Two Scottish universities conducted a survey on how the coronavirus-caused lockdown affected the behavior of gamblers who prefer sports betting. What did bettors choose instead of sports during the first wave? The LoginCasino team follows the most interesting betting news, now presenting and explaining the results of the research.
The social department of the University of Glasgow and the University of Stirling did a huge survey on how the sports bettors' behavior changed during the lockdown. There were 3084 male participants and 782 female ones. The questions were related to the pre-COVID behavior, awareness of gambling advertising and harm, lifestyle experience, as well as other related issues.
One of the most interesting findings was the reduction of activity of sports bettors after their favorite activity was also closed during the first wave. Moreover, about one-third stopped their gambling activity during this period. At the same time, another 31% of the participants stated the higher frequency of betting, while about 17% of the interviewed turned to another gambling form.
The results in more details
From the total 17.3% of male participants who turned to another engaging activity, 5.4% picked lotteries, while 3.5% chose to wager on virtual sports and races. The diversification of the female priorities was quite different. From the total 16.5% rate, 6.8% of women chose virtual sports wagering, 6.5% prioritized lotteries, while 3.4% preferred bingo.
However, those results should be regarded after taking into account the priorities of the surveyed group before the lockdown, which were the following:
- Sports betting (79% for males and 61% for females)
- Lotteries (62% for males and 65% for females)
- Betting on horse and dog racing (43% for males and 51% for females)

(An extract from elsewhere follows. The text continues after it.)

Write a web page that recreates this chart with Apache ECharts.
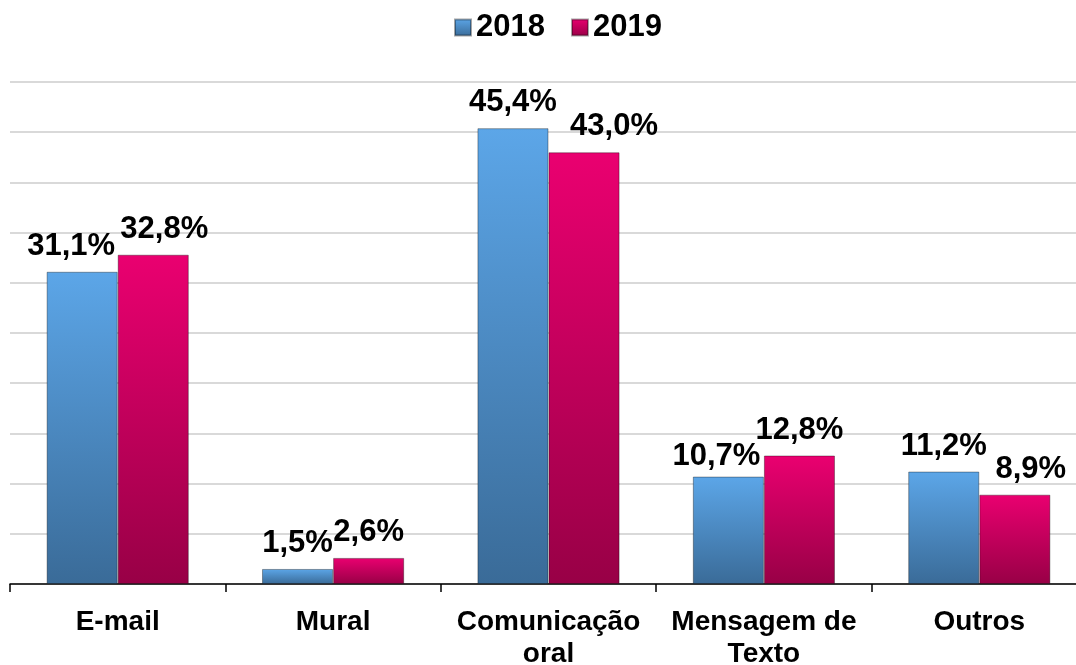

- Land-based betting shops (27% for males and 16% for females)
What does all this mean?
According to the researchers, two categories of interviewees fell into the danger zone of potential addicts. One-third of those who started gambling more, and one-sixth of those found another form of gambling during the lack of sports events. Scientists hope those findings will help to make appropriate conclusions for the governors who are now in the active review of the Gambling Act 2005.